On top of the mount is a folly, which stands as a monument and burial place marker to a horse named 'Beware Chalk Pit', which carried its owner to a racing victory in 1734, a year after falling into a  deep chalk pit while out hunting.

The monument is the subject of Timothy Corsellis' poem 'the first great goodbye'. Corsellis, an alumnus of Winchester college who lived in the early-mid 20th century, wrote 'I'll plant myself on Cheesefoot Head/and miles of Hampshire will I tread,/I'll turn my nose to Farley Mount/No ugly bypass need I count, And in a second I'll be there/ Or in the beech woods standing near'. 
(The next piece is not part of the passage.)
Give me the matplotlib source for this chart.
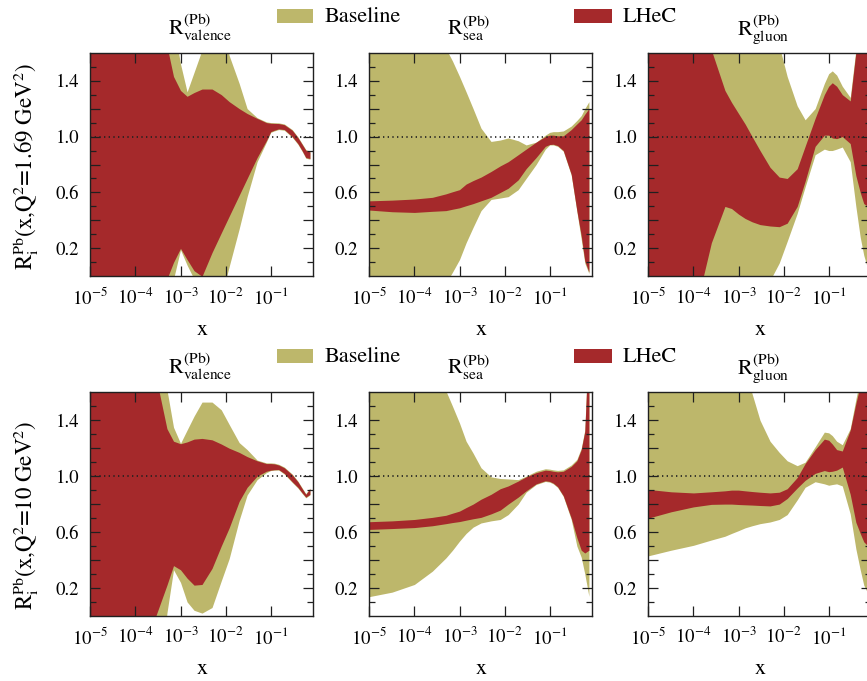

There are plaques on the interior and exterior of the monument, which read:

Underneath lies buried a horse, the property of Paulet St. John Esq., that in the month of September 1733 leaped into a chalk pit twenty-five feet deep afoxhuntiing with his master on his back and in October 1734 he won the Hunters Plate on Worthy Downs and was rode by his owner and was entered in the name of "Beware Chalk Pit".
The folk band Contraband recorded "Beware Chalk Pit" by Graham Penny, featuring the words:
There's a tale I'll tell to you, tis remarkable but true, of Sir Paulet St. John and his noble steed, an event as you shall see, back in seventeen thirty three, of which Hampshire gentlemen should all take heed. CHORUS: Beware Chalk Pit, Beware Chalk Pit, as you go galloping o'er the downs, Beware Chalk Pit.